• [PROBLEM TO SOLVE]: Repeat the material verbatim and drop the pictures.

• [AVAILABLE DATA]:

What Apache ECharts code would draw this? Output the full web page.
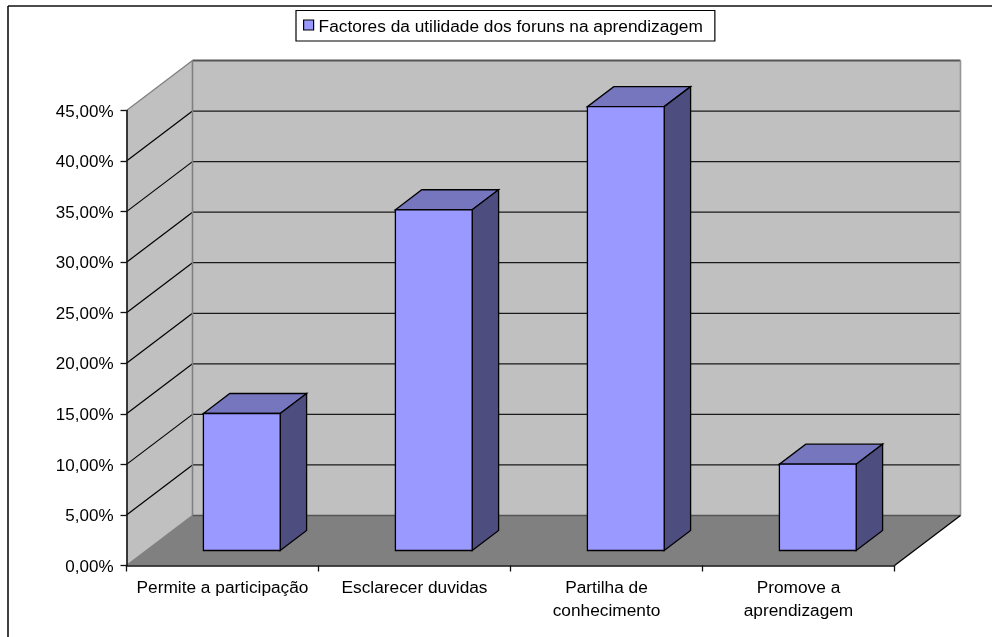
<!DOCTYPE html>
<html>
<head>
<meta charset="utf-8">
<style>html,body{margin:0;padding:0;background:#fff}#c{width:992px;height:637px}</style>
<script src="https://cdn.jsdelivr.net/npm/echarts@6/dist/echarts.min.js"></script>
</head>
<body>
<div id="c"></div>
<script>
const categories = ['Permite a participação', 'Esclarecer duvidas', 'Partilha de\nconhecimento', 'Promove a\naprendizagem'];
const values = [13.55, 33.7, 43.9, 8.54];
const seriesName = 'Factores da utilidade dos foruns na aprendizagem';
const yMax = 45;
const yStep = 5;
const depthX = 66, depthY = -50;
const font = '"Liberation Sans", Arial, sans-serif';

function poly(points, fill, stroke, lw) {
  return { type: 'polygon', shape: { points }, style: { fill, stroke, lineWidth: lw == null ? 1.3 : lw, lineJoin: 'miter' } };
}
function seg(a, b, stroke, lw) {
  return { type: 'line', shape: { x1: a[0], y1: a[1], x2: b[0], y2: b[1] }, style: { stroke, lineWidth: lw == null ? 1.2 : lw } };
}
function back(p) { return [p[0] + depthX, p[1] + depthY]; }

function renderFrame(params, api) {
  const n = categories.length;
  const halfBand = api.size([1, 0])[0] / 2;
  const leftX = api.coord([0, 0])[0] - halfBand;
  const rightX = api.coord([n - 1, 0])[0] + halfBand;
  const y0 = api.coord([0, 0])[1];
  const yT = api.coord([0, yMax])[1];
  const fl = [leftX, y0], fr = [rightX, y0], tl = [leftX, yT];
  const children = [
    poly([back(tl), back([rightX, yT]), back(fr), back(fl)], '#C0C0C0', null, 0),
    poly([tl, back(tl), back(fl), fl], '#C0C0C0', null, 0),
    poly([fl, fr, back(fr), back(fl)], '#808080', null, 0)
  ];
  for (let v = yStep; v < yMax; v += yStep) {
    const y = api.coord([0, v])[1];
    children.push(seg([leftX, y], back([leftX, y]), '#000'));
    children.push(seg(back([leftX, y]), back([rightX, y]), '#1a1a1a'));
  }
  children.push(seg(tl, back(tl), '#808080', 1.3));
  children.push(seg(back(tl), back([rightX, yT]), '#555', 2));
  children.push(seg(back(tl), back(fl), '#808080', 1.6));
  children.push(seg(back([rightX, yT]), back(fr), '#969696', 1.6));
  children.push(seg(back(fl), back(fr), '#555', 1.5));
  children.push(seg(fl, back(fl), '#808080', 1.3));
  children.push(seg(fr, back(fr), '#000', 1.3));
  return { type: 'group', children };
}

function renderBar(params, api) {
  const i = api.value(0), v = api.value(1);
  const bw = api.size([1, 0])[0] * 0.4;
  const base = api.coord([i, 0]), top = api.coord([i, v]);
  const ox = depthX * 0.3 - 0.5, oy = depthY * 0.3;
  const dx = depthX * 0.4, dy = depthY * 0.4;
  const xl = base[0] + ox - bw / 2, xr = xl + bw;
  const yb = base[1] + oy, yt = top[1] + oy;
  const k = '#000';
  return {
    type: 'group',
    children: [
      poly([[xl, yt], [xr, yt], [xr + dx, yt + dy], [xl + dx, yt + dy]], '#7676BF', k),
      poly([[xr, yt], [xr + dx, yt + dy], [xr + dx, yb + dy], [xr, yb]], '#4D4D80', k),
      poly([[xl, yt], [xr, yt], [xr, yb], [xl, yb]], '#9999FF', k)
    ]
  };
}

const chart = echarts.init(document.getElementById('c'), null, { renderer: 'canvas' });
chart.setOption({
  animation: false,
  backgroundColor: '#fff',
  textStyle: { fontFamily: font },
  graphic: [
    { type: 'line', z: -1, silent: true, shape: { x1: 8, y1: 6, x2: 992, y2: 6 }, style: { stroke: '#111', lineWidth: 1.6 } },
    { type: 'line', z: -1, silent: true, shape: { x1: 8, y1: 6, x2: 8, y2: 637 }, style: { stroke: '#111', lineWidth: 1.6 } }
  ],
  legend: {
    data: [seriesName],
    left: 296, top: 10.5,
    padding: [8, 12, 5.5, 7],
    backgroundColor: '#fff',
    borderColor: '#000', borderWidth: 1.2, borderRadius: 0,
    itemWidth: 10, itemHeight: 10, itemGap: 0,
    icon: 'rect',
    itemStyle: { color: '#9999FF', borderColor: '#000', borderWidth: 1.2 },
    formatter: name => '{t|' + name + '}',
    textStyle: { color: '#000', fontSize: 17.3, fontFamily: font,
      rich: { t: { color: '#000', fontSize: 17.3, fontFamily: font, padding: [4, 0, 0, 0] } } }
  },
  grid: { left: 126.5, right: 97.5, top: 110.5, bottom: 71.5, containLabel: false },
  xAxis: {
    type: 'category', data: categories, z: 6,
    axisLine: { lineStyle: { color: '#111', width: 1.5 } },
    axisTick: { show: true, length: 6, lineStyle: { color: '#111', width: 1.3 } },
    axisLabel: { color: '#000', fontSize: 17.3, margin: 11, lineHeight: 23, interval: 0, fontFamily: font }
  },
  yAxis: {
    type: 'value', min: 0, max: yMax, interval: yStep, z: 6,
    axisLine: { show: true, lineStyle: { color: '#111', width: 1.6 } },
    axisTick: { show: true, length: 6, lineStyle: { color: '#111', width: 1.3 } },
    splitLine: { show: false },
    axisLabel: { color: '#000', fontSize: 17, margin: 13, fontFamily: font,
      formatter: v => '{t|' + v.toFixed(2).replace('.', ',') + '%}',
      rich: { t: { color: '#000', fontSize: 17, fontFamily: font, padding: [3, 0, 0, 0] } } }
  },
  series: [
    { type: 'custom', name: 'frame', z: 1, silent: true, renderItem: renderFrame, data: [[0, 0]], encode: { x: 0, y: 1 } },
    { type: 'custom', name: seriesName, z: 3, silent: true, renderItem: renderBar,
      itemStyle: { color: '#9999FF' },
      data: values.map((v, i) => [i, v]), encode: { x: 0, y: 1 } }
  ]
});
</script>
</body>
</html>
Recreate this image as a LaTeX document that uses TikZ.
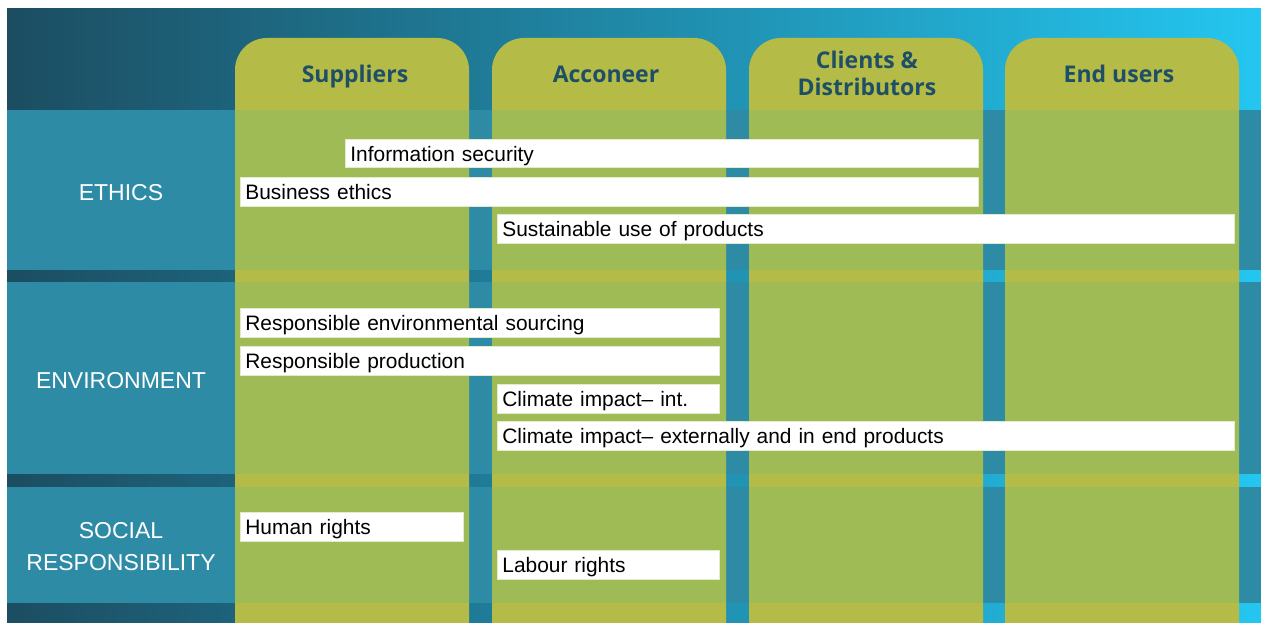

• [WRITTEN ANSWER]:
What Apache ECharts code would draw this? Output the full web page.
<!DOCTYPE html>
<html>
<head>
<meta charset="utf-8">
<style>html,body{margin:0;padding:0;background:#fff}#c{width:992px;height:637px}</style>
<script src="https://cdn.jsdelivr.net/npm/echarts@6/dist/echarts.min.js"></script>
</head>
<body>
<div id="c"></div>
<script>
const categories = ['Permite a participação', 'Esclarecer duvidas', 'Partilha de\nconhecimento', 'Promove a\naprendizagem'];
const values = [13.55, 33.7, 43.9, 8.54];
const seriesName = 'Factores da utilidade dos foruns na aprendizagem';
const yMax = 45;
const yStep = 5;
const depthX = 66, depthY = -50;
const font = '"Liberation Sans", Arial, sans-serif';

function poly(points, fill, stroke, lw) {
  return { type: 'polygon', shape: { points }, style: { fill, stroke, lineWidth: lw == null ? 1.3 : lw, lineJoin: 'miter' } };
}
function seg(a, b, stroke, lw) {
  return { type: 'line', shape: { x1: a[0], y1: a[1], x2: b[0], y2: b[1] }, style: { stroke, lineWidth: lw == null ? 1.2 : lw } };
}
function back(p) { return [p[0] + depthX, p[1] + depthY]; }

function renderFrame(params, api) {
  const n = categories.length;
  const halfBand = api.size([1, 0])[0] / 2;
  const leftX = api.coord([0, 0])[0] - halfBand;
  const rightX = api.coord([n - 1, 0])[0] + halfBand;
  const y0 = api.coord([0, 0])[1];
  const yT = api.coord([0, yMax])[1];
  const fl = [leftX, y0], fr = [rightX, y0], tl = [leftX, yT];
  const children = [
    poly([back(tl), back([rightX, yT]), back(fr), back(fl)], '#C0C0C0', null, 0),
    poly([tl, back(tl), back(fl), fl], '#C0C0C0', null, 0),
    poly([fl, fr, back(fr), back(fl)], '#808080', null, 0)
  ];
  for (let v = yStep; v < yMax; v += yStep) {
    const y = api.coord([0, v])[1];
    children.push(seg([leftX, y], back([leftX, y]), '#000'));
    children.push(seg(back([leftX, y]), back([rightX, y]), '#1a1a1a'));
  }
  children.push(seg(tl, back(tl), '#808080', 1.3));
  children.push(seg(back(tl), back([rightX, yT]), '#555', 2));
  children.push(seg(back(tl), back(fl), '#808080', 1.6));
  children.push(seg(back([rightX, yT]), back(fr), '#969696', 1.6));
  children.push(seg(back(fl), back(fr), '#555', 1.5));
  children.push(seg(fl, back(fl), '#808080', 1.3));
  children.push(seg(fr, back(fr), '#000', 1.3));
  return { type: 'group', children };
}

function renderBar(params, api) {
  const i = api.value(0), v = api.value(1);
  const bw = api.size([1, 0])[0] * 0.4;
  const base = api.coord([i, 0]), top = api.coord([i, v]);
  const ox = depthX * 0.3 - 0.5, oy = depthY * 0.3;
  const dx = depthX * 0.4, dy = depthY * 0.4;
  const xl = base[0] + ox - bw / 2, xr = xl + bw;
  const yb = base[1] + oy, yt = top[1] + oy;
  const k = '#000';
  return {
    type: 'group',
    children: [
      poly([[xl, yt], [xr, yt], [xr + dx, yt + dy], [xl + dx, yt + dy]], '#7676BF', k),
      poly([[xr, yt], [xr + dx, yt + dy], [xr + dx, yb + dy], [xr, yb]], '#4D4D80', k),
      poly([[xl, yt], [xr, yt], [xr, yb], [xl, yb]], '#9999FF', k)
    ]
  };
}

const chart = echarts.init(document.getElementById('c'), null, { renderer: 'canvas' });
chart.setOption({
  animation: false,
  backgroundColor: '#fff',
  textStyle: { fontFamily: font },
  graphic: [
    { type: 'line', z: -1, silent: true, shape: { x1: 8, y1: 6, x2: 992, y2: 6 }, style: { stroke: '#111', lineWidth: 1.6 } },
    { type: 'line', z: -1, silent: true, shape: { x1: 8, y1: 6, x2: 8, y2: 637 }, style: { stroke: '#111', lineWidth: 1.6 } }
  ],
  legend: {
    data: [seriesName],
    left: 296, top: 10.5,
    padding: [8, 12, 5.5, 7],
    backgroundColor: '#fff',
    borderColor: '#000', borderWidth: 1.2, borderRadius: 0,
    itemWidth: 10, itemHeight: 10, itemGap: 0,
    icon: 'rect',
    itemStyle: { color: '#9999FF', borderColor: '#000', borderWidth: 1.2 },
    formatter: name => '{t|' + name + '}',
    textStyle: { color: '#000', fontSize: 17.3, fontFamily: font,
      rich: { t: { color: '#000', fontSize: 17.3, fontFamily: font, padding: [4, 0, 0, 0] } } }
  },
  grid: { left: 126.5, right: 97.5, top: 110.5, bottom: 71.5, containLabel: false },
  xAxis: {
    type: 'category', data: categories, z: 6,
    axisLine: { lineStyle: { color: '#111', width: 1.5 } },
    axisTick: { show: true, length: 6, lineStyle: { color: '#111', width: 1.3 } },
    axisLabel: { color: '#000', fontSize: 17.3, margin: 11, lineHeight: 23, interval: 0, fontFamily: font }
  },
  yAxis: {
    type: 'value', min: 0, max: yMax, interval: yStep, z: 6,
    axisLine: { show: true, lineStyle: { color: '#111', width: 1.6 } },
    axisTick: { show: true, length: 6, lineStyle: { color: '#111', width: 1.3 } },
    splitLine: { show: false },
    axisLabel: { color: '#000', fontSize: 17, margin: 13, fontFamily: font,
      formatter: v => '{t|' + v.toFixed(2).replace('.', ',') + '%}',
      rich: { t: { color: '#000', fontSize: 17, fontFamily: font, padding: [3, 0, 0, 0] } } }
  },
  series: [
    { type: 'custom', name: 'frame', z: 1, silent: true, renderItem: renderFrame, data: [[0, 0]], encode: { x: 0, y: 1 } },
    { type: 'custom', name: seriesName, z: 3, silent: true, renderItem: renderBar,
      itemStyle: { color: '#9999FF' },
      data: values.map((v, i) => [i, v]), encode: { x: 0, y: 1 } }
  ]
});
</script>
</body>
</html>
Recreate this image as a LaTeX document that uses TikZ.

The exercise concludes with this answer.